Amazingly through the countryside that we drove, there was nothing to spoil the beauty. No ugly buildings, no unsightly scars of mining, the whole area was picture book perfect and naturally has been popular with the Hollywood set, to shoot their films in. Driving along very narrow winding lanes, in a huge airconditioned bus in itself was a feat for the driver, but when he turned into the Avoca Handweavers factory, I wondered was he ever going to make it? But he did, and soon we were tumbling out to go for a tour around the world famous, Irish factory.

Avoca( Abhóca) is a small town near Arklow, in County Wicklow, Ireland. It is situated on the River Avoca. “The Avoca area has been associated with its famous copper mines for many years and the valley has been immortalised by Thomas Moore in the famous song The Meeting of the Waters. The name of the song sprang from the meeting of the Avonmore and Avonbeg rivers, about two miles from the village of Avoca,” explained our smiling and chatty guide. “The song is said to have been written under a tree, the stump of which remains by the Meetings.”

History has it that the mill was set up in 1723 as a co-operative, where farmers could spin and weave their wool. In the Avoca Village, County Wicklow Mill's uncoloured yarn, was turned into tweeds and blankets. However, colour soon came to Avoca as vivid natural vegetable dyes in reds, greens, and yellows brightened the Mill's output. These were soon recognised as Avoca Handweavers' signature hues and the Mill thrived through the 1920s and 30s when it was run by a trio of sisters, called the Wynnes.

Avoca Weavers By the 1960s however,the mill had fallen into disrepair, until a young couple took over in the mid-seventies. When Donald & Hilary Pratt bought the Avoca Handweavers Mill in 1974, he was a Dublin lawyer and was handling the sale of the site for development. He ended up buying it himself despite knowing nothing about handweaving, but believing there was a future in the Mill's past. The run-down buildings, the tumbling mill, the name itself had woven a spell of sorts on the couple.

He left law and Hilary gave up her teaching job as they took over the leaking mill and empty order book. But soon the looms were humming again and Avoca is visited by tourists from around the world, like me, today.

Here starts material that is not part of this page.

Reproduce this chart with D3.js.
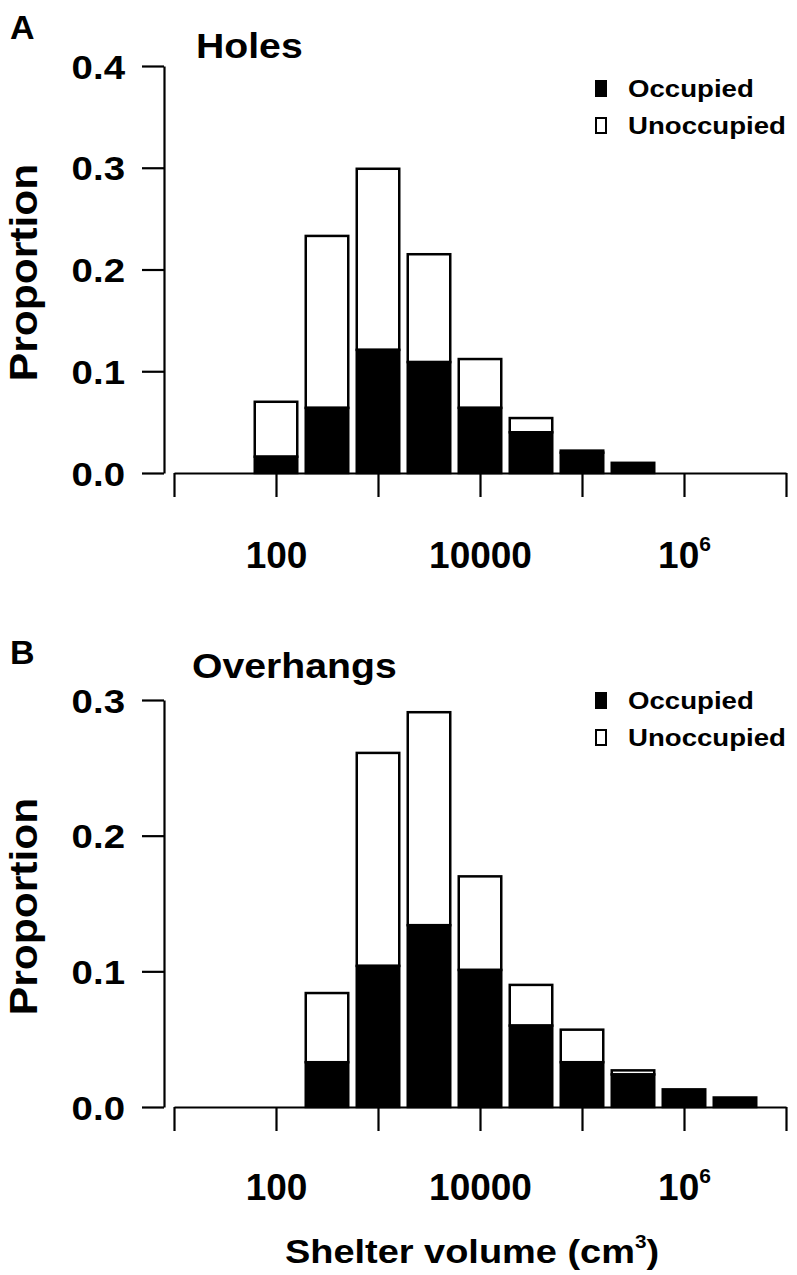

After walking through the mills and admiring the fabric coming off the looms, we went into the shop selling a variety of Avoca goods, not just throws and blankets. Avoca throw rugs, throws, blankets in natural fibres - 100% pure new lambswool, mohair, cashmere, angora, even cotton and linen tumbled from stands and tall stools throughout the shop. The prices are competitive and remember, it’s the real Avoca brand that you are buying. After splurging on a throw and a sweater, we went in to eat a meal in their wonderful café, full of the most wonderful international meals on offer.

“We still produce everything only using all natural fibres, in the vibrant colours that mark Avoca. After all, why change the habit of several lifetimes,” asks the gorgeous PR lady who walks us through the mills.

Sitting out in the scented garden, enjoying the stunning blue Hydraengas and yellow pansies, we admired the beauty and softness of the Mohair rug that we bought. It’s worth a trip to Avoca, if nothing else to see how some of Dublin’s culture still stands at its pristine best, clacking away on its hand- looms!